The simple truth is that indi­viduals can be free to choose be­tween what they consider as right or wrong only where they are eco­nomically independent of the gov­ernment. A socialist government has the power to make dissent im­possible by discriminating against unwelcome religious and ideologi­cal groups and denying them all the material implements that are required for the propagation and the practice of their convictions. The one-party system, she politi­cal principle of socialist rule, im­plies also the one-religion and one-morality system. A socialist gov­ernment has at its disposal means that can be used for the attain­ment of rigorous conformity in every regard, "Gleichschaltung" as the Nazis called it.
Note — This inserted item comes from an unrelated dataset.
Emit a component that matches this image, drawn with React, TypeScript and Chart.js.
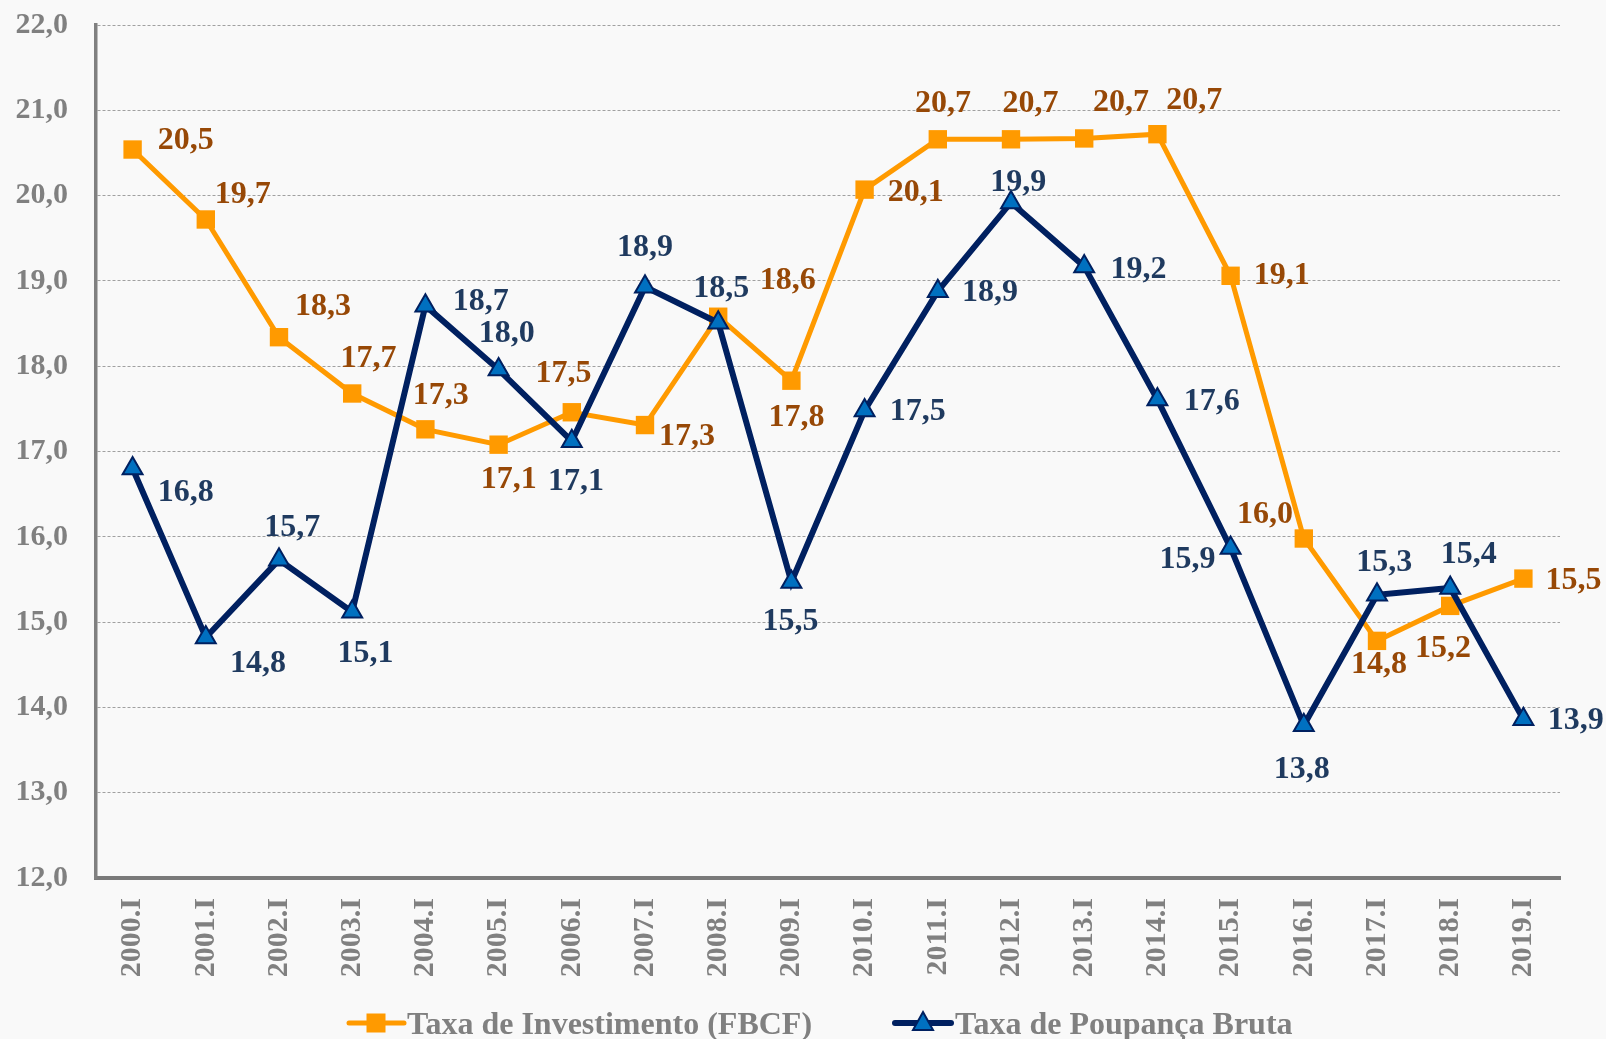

Historians have pointed out what an important role in the Reformation was played by the printing press. But what chances would the reformers have had, if all the printing presses had been operated by the governments headed by Charles V of Germany and the Valois kings of France? And, for that matter, what chances would Marx have had under a system in which all the means of communication had been in the hands of the govern­ments?


Whoever wants freedom of conscience must abhor socialism. Of course, freedom enables a man not only to do the good things but also to do the wrong things. But no moral value can be ascribed to an action, however good, that has been performed under the pressure of an omnipotent government.